What the task asks
Skip the pictures. Reproduce all other material exactly.

── Recorded data ──

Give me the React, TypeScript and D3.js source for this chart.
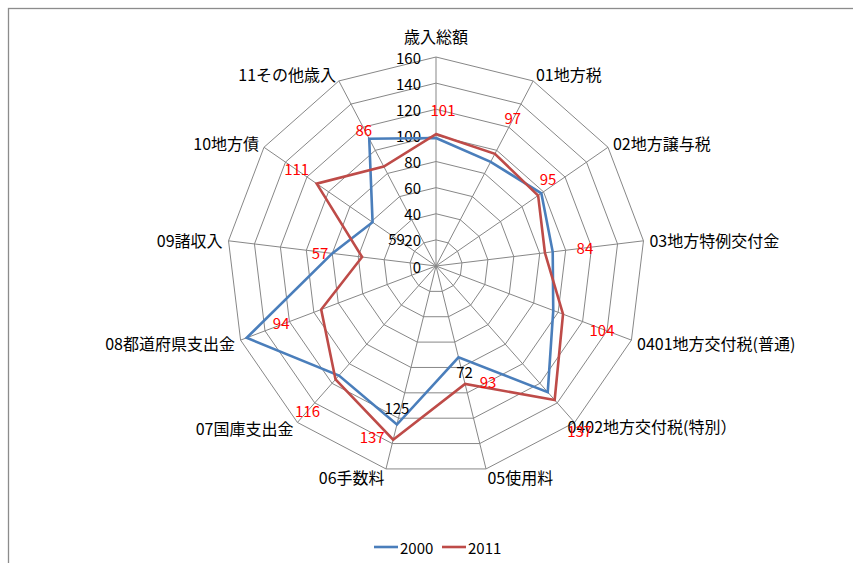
import { useEffect, useRef } from 'react';
import * as d3 from 'd3';

const categories = [
  '歳入総額',
  '01地方税',
  '02地方譲与税',
  '03地方特例交付金',
  '0401地方交付税(普通)',
  '0402地方交付税(特別）',
  '05使用料',
  '06手数料',
  '07国庫支出金',
  '08都道府県支出金',
  '09諸収入',
  '10地方債',
  '11その他歳入',
];
const values2000 = [98, 90, 98, 90, 96, 129, 72, 125, 112, 155, 80, 59, 110];
const values2011 = [101, 97, 95, 84, 104, 137, 93, 137, 116, 94, 57, 111, 86];
const ticks = [0, 20, 40, 60, 80, 100, 120, 140, 160];
// which 2000 values carry a (black) data label
const labeled2000 = [11, 6, 7];

const W = 853;
const H = 563;
const FONT = '"Noto Sans CJK JP", "Noto Sans", sans-serif';

export default function App() {
  const svgRef = useRef<SVGSVGElement>(null);

  useEffect(() => {
    if (!svgRef.current) return;
    const svg = d3.select(svgRef.current);
    svg.selectAll('*').remove();

    // chart frame
    svg
      .append('rect')
      .attr('x', 8.5)
      .attr('y', 8.5)
      .attr('width', 900)
      .attr('height', 600)
      .attr('fill', '#fff')
      .attr('stroke', '#8c8c8c')
      .attr('stroke-width', 1.3);

    const cx = 436;
    const cy = 266;
    const r = d3.scaleLinear().domain([0, 160]).range([0, 209]);
    const n = categories.length;
    const angle = d3
      .scaleLinear()
      .domain([0, n])
      .range([0, Math.PI * 2]);

    const pt = (i: number, v: number): [number, number] => {
      const a = angle(i);
      return [cx + r(v) * Math.sin(a), cy - r(v) * Math.cos(a)];
    };

    const g = svg.append('g');

    // grid rings
    ticks.slice(1).forEach((t) => {
      g.append('path')
        .attr('d', d3.line()(d3.range(n).map((i) => pt(i, t))) + 'Z')
        .attr('fill', 'none')
        .attr('stroke', '#878787')
        .attr('stroke-width', 1);
    });
    // spokes
    d3.range(n).forEach((i) => {
      const [x, y] = pt(i, 160);
      g.append('line')
        .attr('x1', cx)
        .attr('y1', cy)
        .attr('x2', x)
        .attr('y2', y)
        .attr('stroke', '#878787')
        .attr('stroke-width', 1);
    });

    // tick labels
    ticks.forEach((t) => {
      g.append('text')
        .attr('x', 421)
        .attr('y', cy - r(t))
        .attr('text-anchor', 'end')
        .attr('dominant-baseline', 'central')
        .attr('font-family', FONT)
        .attr('font-size', 15)
        .attr('fill', '#000')
        .text(t);
    });

    // category labels
    const catShift: Record<number, [number, number]> = { 5: [-11, -2] };
    categories.forEach((c, i) => {
      const a = angle(i);
      const s = Math.sin(a);
      const co = Math.cos(a);
      const [vx, vy] = pt(i, 160);
      let x = vx + 6 * s;
      let y = vy - 8 * co;
      const anchor = s > 0.05 ? 'start' : s < -0.05 ? 'end' : 'middle';
      if (anchor === 'middle') y = vy - 21;
      const sh = catShift[i];
      if (sh) {
        x += sh[0];
        y += sh[1];
      }
      g.append('text')
        .attr('x', x)
        .attr('y', y)
        .attr('text-anchor', anchor)
        .attr('dominant-baseline', 'central')
        .attr('font-family', FONT)
        .attr('font-size', 16)
        .attr('fill', '#000')
        .text(c);
    });

    const series = [
      { name: '2000', values: values2000, color: '#4a7ebb' },
      { name: '2011', values: values2011, color: '#be4b48' },
    ];
    series.forEach((sr) => {
      g.append('path')
        .attr('d', d3.line()(sr.values.map((v, i) => pt(i, v))) + 'Z')
        .attr('fill', 'none')
        .attr('stroke', sr.color)
        .attr('stroke-width', 2.6)
        .attr('stroke-linejoin', 'miter');
    });

    // hand-placed data labels (pixel offsets from the point)
    const redShift: [number, number][] = [
      [7, -25], [18, -36], [10, -17], [40, -5], [39, 15], [25, 31], [23, -2],
      [-21, -3], [-28, 31], [-40, 13], [-42, -5], [-20, -15], [-20, -37],
    ];
    values2011.forEach((v, i) => {
      const [x, y] = pt(i, v);
      g.append('text')
        .attr('x', x + redShift[i][0])
        .attr('y', y + redShift[i][1])
        .attr('text-anchor', 'middle')
        .attr('dominant-baseline', 'central')
        .attr('font-family', FONT)
        .attr('font-size', 15)
        .attr('fill', '#ff0000')
        .text(v);
    });
    const blackShift: Record<number, [number, number]> = {
      11: [24, 16],
      6: [6, 14],
      7: [0, -17],
    };
    labeled2000.forEach((i) => {
      const [x, y] = pt(i, values2000[i]);
      g.append('text')
        .attr('x', x + blackShift[i][0])
        .attr('y', y + blackShift[i][1])
        .attr('text-anchor', 'middle')
        .attr('dominant-baseline', 'central')
        .attr('font-family', FONT)
        .attr('font-size', 15)
        .attr('fill', '#000')
        .text(values2000[i]);
    });

    // legend
    const leg = svg.append('g').attr('transform', 'translate(374, 547)');
    const lx = d3.scaleOrdinal<string, number>().domain(['2000', '2011']).range([0, 68]);
    series.forEach((sr) => {
      const x0 = lx(sr.name);
      leg
        .append('line')
        .attr('x1', x0)
        .attr('x2', x0 + 24)
        .attr('y1', 0)
        .attr('y2', 0)
        .attr('stroke', sr.color)
        .attr('stroke-width', 2.6);
      leg
        .append('text')
        .attr('x', x0 + 26)
        .attr('y', 0)
        .attr('dominant-baseline', 'central')
        .attr('font-family', FONT)
        .attr('font-size', 15)
        .attr('fill', '#000')
        .text(sr.name);
    });
  }, []);

  return (
    <div style={{ position: 'absolute', left: 0, top: 0, width: W, height: H, overflow: 'hidden' }}>
      <svg ref={svgRef} width={W} height={H} role="img" aria-label="歳入 レーダーチャート 2000 / 2011" />
    </div>
  );
}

───

Exercise output
Give me the React, TypeScript and D3.js source for this chart.
import { useEffect, useRef } from 'react';
import * as d3 from 'd3';

const categories = [
  '歳入総額',
  '01地方税',
  '02地方譲与税',
  '03地方特例交付金',
  '0401地方交付税(普通)',
  '0402地方交付税(特別）',
  '05使用料',
  '06手数料',
  '07国庫支出金',
  '08都道府県支出金',
  '09諸収入',
  '10地方債',
  '11その他歳入',
];
const values2000 = [98, 90, 98, 90, 96, 129, 72, 125, 112, 155, 80, 59, 110];
const values2011 = [101, 97, 95, 84, 104, 137, 93, 137, 116, 94, 57, 111, 86];
const ticks = [0, 20, 40, 60, 80, 100, 120, 140, 160];
// which 2000 values carry a (black) data label
const labeled2000 = [11, 6, 7];

const W = 853;
const H = 563;
const FONT = '"Noto Sans CJK JP", "Noto Sans", sans-serif';

export default function App() {
  const svgRef = useRef<SVGSVGElement>(null);

  useEffect(() => {
    if (!svgRef.current) return;
    const svg = d3.select(svgRef.current);
    svg.selectAll('*').remove();

    // chart frame
    svg
      .append('rect')
      .attr('x', 8.5)
      .attr('y', 8.5)
      .attr('width', 900)
      .attr('height', 600)
      .attr('fill', '#fff')
      .attr('stroke', '#8c8c8c')
      .attr('stroke-width', 1.3);

    const cx = 436;
    const cy = 266;
    const r = d3.scaleLinear().domain([0, 160]).range([0, 209]);
    const n = categories.length;
    const angle = d3
      .scaleLinear()
      .domain([0, n])
      .range([0, Math.PI * 2]);

    const pt = (i: number, v: number): [number, number] => {
      const a = angle(i);
      return [cx + r(v) * Math.sin(a), cy - r(v) * Math.cos(a)];
    };

    const g = svg.append('g');

    // grid rings
    ticks.slice(1).forEach((t) => {
      g.append('path')
        .attr('d', d3.line()(d3.range(n).map((i) => pt(i, t))) + 'Z')
        .attr('fill', 'none')
        .attr('stroke', '#878787')
        .attr('stroke-width', 1);
    });
    // spokes
    d3.range(n).forEach((i) => {
      const [x, y] = pt(i, 160);
      g.append('line')
        .attr('x1', cx)
        .attr('y1', cy)
        .attr('x2', x)
        .attr('y2', y)
        .attr('stroke', '#878787')
        .attr('stroke-width', 1);
    });

    // tick labels
    ticks.forEach((t) => {
      g.append('text')
        .attr('x', 421)
        .attr('y', cy - r(t))
        .attr('text-anchor', 'end')
        .attr('dominant-baseline', 'central')
        .attr('font-family', FONT)
        .attr('font-size', 15)
        .attr('fill', '#000')
        .text(t);
    });

    // category labels
    const catShift: Record<number, [number, number]> = { 5: [-11, -2] };
    categories.forEach((c, i) => {
      const a = angle(i);
      const s = Math.sin(a);
      const co = Math.cos(a);
      const [vx, vy] = pt(i, 160);
      let x = vx + 6 * s;
      let y = vy - 8 * co;
      const anchor = s > 0.05 ? 'start' : s < -0.05 ? 'end' : 'middle';
      if (anchor === 'middle') y = vy - 21;
      const sh = catShift[i];
      if (sh) {
        x += sh[0];
        y += sh[1];
      }
      g.append('text')
        .attr('x', x)
        .attr('y', y)
        .attr('text-anchor', anchor)
        .attr('dominant-baseline', 'central')
        .attr('font-family', FONT)
        .attr('font-size', 16)
        .attr('fill', '#000')
        .text(c);
    });

    const series = [
      { name: '2000', values: values2000, color: '#4a7ebb' },
      { name: '2011', values: values2011, color: '#be4b48' },
    ];
    series.forEach((sr) => {
      g.append('path')
        .attr('d', d3.line()(sr.values.map((v, i) => pt(i, v))) + 'Z')
        .attr('fill', 'none')
        .attr('stroke', sr.color)
        .attr('stroke-width', 2.6)
        .attr('stroke-linejoin', 'miter');
    });

    // hand-placed data labels (pixel offsets from the point)
    const redShift: [number, number][] = [
      [7, -25], [18, -36], [10, -17], [40, -5], [39, 15], [25, 31], [23, -2],
      [-21, -3], [-28, 31], [-40, 13], [-42, -5], [-20, -15], [-20, -37],
    ];
    values2011.forEach((v, i) => {
      const [x, y] = pt(i, v);
      g.append('text')
        .attr('x', x + redShift[i][0])
        .attr('y', y + redShift[i][1])
        .attr('text-anchor', 'middle')
        .attr('dominant-baseline', 'central')
        .attr('font-family', FONT)
        .attr('font-size', 15)
        .attr('fill', '#ff0000')
        .text(v);
    });
    const blackShift: Record<number, [number, number]> = {
      11: [24, 16],
      6: [6, 14],
      7: [0, -17],
    };
    labeled2000.forEach((i) => {
      const [x, y] = pt(i, values2000[i]);
      g.append('text')
        .attr('x', x + blackShift[i][0])
        .attr('y', y + blackShift[i][1])
        .attr('text-anchor', 'middle')
        .attr('dominant-baseline', 'central')
        .attr('font-family', FONT)
        .attr('font-size', 15)
        .attr('fill', '#000')
        .text(values2000[i]);
    });

    // legend
    const leg = svg.append('g').attr('transform', 'translate(374, 547)');
    const lx = d3.scaleOrdinal<string, number>().domain(['2000', '2011']).range([0, 68]);
    series.forEach((sr) => {
      const x0 = lx(sr.name);
      leg
        .append('line')
        .attr('x1', x0)
        .attr('x2', x0 + 24)
        .attr('y1', 0)
        .attr('y2', 0)
        .attr('stroke', sr.color)
        .attr('stroke-width', 2.6);
      leg
        .append('text')
        .attr('x', x0 + 26)
        .attr('y', 0)
        .attr('dominant-baseline', 'central')
        .attr('font-family', FONT)
        .attr('font-size', 15)
        .attr('fill', '#000')
        .text(sr.name);
    });
  }, []);

  return (
    <div style={{ position: 'absolute', left: 0, top: 0, width: W, height: H, overflow: 'hidden' }}>
      <svg ref={svgRef} width={W} height={H} role="img" aria-label="歳入 レーダーチャート 2000 / 2011" />
    </div>
  );
}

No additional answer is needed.